Bomba.
Esta es la historia de algunas bombas que, al estallar, cambiaron la vida de la gente, cambiaron a la gente misma.
Había estallado la paz pero el eco del sonido de las bombas seguía retumbando en las calles del pueblo y en las cabezas de sus gentes; caminaban como quien vive con la nube de polvo y desconcierto que sucede a la explosión envolviendo sus pensamientos, ahora ya no tenían miedo, tampoco fuerzas ni ilusión alguna, no sentían nada… solo hambre y el sonido de la bomba grabado a fuego en sus recuerdos porque tras la explosión no quedó nadie, no quedó nada, ni tan siquiera ellos, los supervivientes.
Con el paso del tiempo y la vida el eco de las bombas se fue apagando, los edificios derruídos se fueron reconstruyendo y la gente aprendió a pintarse una sonrisa en la cara como si sintiera algo más que nada; nada era cierto ni tampoco mentira, solo llenaban el vacío de su vida, el inmenso agujero negro que la bomba había abierto en su interior, con lo que tenían a mano, con lo que los otros esperaban, con algo, lo que quiera que fuera o fuese algo.
Y así se pasaban los años, así el niño descalzo y con el pantalón roto que lleno de polvo y de nada había vuelto al pueblo días después de la explosión se había convertido en un joven guapo y vacío, en un hombre tranquilo y apático, en un anciano de mirada serena y hueca… salvo cuando oía a sus nietos reir a carcajada limpia y gritar –¡es la bomba!-; entonces sentía un terrible escalofrío recorriendo su espalda, entonces la nada que había quedado de su vida tras la bomba volvía a abrir el agujero negro de su alma que había tratado de rellenar a lo largo y ancho de toda su vida, entonces miraba a sus nietos y pensaba –¡insensatos!-.

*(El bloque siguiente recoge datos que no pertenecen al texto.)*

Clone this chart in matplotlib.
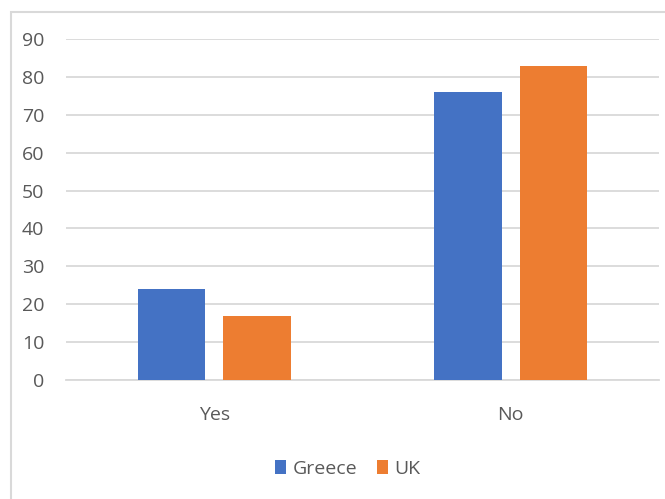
import matplotlib
matplotlib.use("Agg")
import matplotlib.pyplot as plt
from matplotlib.patches import Rectangle
import numpy as np

categories = ["Yes", "No"]
greece = [24, 76]
uk = [17, 83]
series_names = ["Greece", "UK"]
yticks = [0, 10, 20, 30, 40, 50, 60, 70, 80, 90]

plt.rcParams['font.family'] = ['Open Sans', 'DejaVu Sans']

W, H = 665, 499
fig = plt.figure(figsize=(W / 100, H / 100), dpi=100)
ax = fig.add_axes([66 / W, 1 - 380 / H, (659 - 66) / W, (380 - 39) / H])

# outer chart border (bottom and right run off the image)
fig.patches.append(Rectangle((10.5 / W, 1 - 510 / H), (680 - 10.5) / W, (510 - 12) / H,
                             transform=fig.transFigure, fill=False,
                             edgecolor="#d9d9d9", linewidth=1.5))

x = np.arange(len(categories))
bw = 0.227
off = bw / 2 + 0.031
b1 = ax.bar(x - off, greece, bw, color="#4472C4", label=series_names[0], zorder=3)
b2 = ax.bar(x + off, uk, bw, color="#ED7D31", label=series_names[1], zorder=3)

ax.set_xlim(-0.5, 1.5)
ax.set_ylim(0, 90)
ax.set_yticks(yticks)
ax.set_xticks(x)
ax.set_xticklabels(categories)
ax.yaxis.grid(True, color="#d9d9d9", linewidth=1.3, zorder=0)
ax.set_axisbelow(True)
for s in ["top", "right", "left"]:
    ax.spines[s].set_visible(False)
ax.spines["bottom"].set_color("#d9d9d9")
ax.spines["bottom"].set_linewidth(1.3)
ax.tick_params(axis="both", length=0, labelsize=14, colors="#595959")
ax.tick_params(axis="y", pad=15.5)
ax.tick_params(axis="x", pad=19)

leg = fig.legend(handles=[b1, b2], labels=series_names, loc="center",
                 bbox_to_anchor=(348 / W, 1 - 469 / H), ncol=2, frameon=False,
                 fontsize=14, handlelength=0.55, handleheight=0.7,
                 handletextpad=0.35, columnspacing=1.0)
for t in leg.get_texts():
    t.set_color("#595959")

fig.savefig("out.png", dpi=100)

La bomba se había llevado a sus padres y a su hermano, había destruido su casa y su alegría, lo había dejado con los años que caben en una mano y ruido eterno de la explosión, era el fin del mundo, un fin del mundo al que, decían, había sobrevivido de milagro pero el día de los entierros, cuando el cura hablaba del funeral de cuerpo presente era él quien se sentía solo de cuerpo presente, su alma se había ido con sus muertos.
Había tratado de resucitar su alma llenando que agujero negro que le había quedado en su lugar, se sentía sereno porque había logrado ser un buen hombre y un buen padre, porque había logrado acallar los fantasmas que despertaban su odio, su rabia y su ira y había, en cierto modo, amado. Pero había una palabra que no soportaba, era la palabra maldita que habría su particular caja de los truenos. Bomba.
Pero un día su hija llegó a casa llevando de la mano al menor de sus nietos. Se llamaba Rodrigo, como él, y le dijo nada más verlo –¡ya tengo la bomba abuelo!-. El anciano miró al rostro sonriente de su hija y supo que no solo había logrado guardar para sí el vacío que sentía, también su pavor por las bombas. Se mareó ligeramente y se acomodó en su sillón orejero esperando que alguien le explicara aquellas sonrisas, aquella bomba… porque él sólo había conocido dos bombas y ambas le habían borrado la sonrisa: la que se lo había robado todo y la que había lanzado el médico de la familia sobre ellos unos meses antes al desvelar el diagnóstico del más pequeño de sus nietos. Era diabético.
El pequeño se acercó al abuelo, se levantó el jersey y le enseñó un pequeño aparato que llevaba engachado al cinturón y unido a su cuerpo por un pequeño cateter; –¿ves abuelo?– le dijo –ya es como si no tuviera diabetes, esta cosa hace como si fuera el pancreas ese que se me ha roto y ya no tengo que estar pinchándome todo el rato ni nada ¡es la bomba!-. Su abuelo lo miraba perplejo –es la bomba, sí– apostilló su hija –la bomba de insulina pero Rodri, cariño, recuerda lo que te ha dicho Pilar: la bomba es obediente, no inteligente-. El pequeño se bajó el jersey sonriendo y respondió a su madre –ya, ya lo sé pero no importa, seguro que pronto hacen una smart bomba como los smart phones y si no la hacen la haré yo cuando sea mayor y ya está-.
Rodrigo vio a su nieto salir corriendo del salón para irse a jugar con sus amigos, feliz como hacía mucho tiempo que no lo veía, miró a su hija y vio emoción y esperanza en sus ojos como no había visto desde hacía años y por primera vez en su vida comprendió y sintió que las bombas podían ser para bien. Derramó una lágrima que su hija secó con un beso confortándolo también con un abrazo –estará bien– le dijo –verás que sí, estará bien-.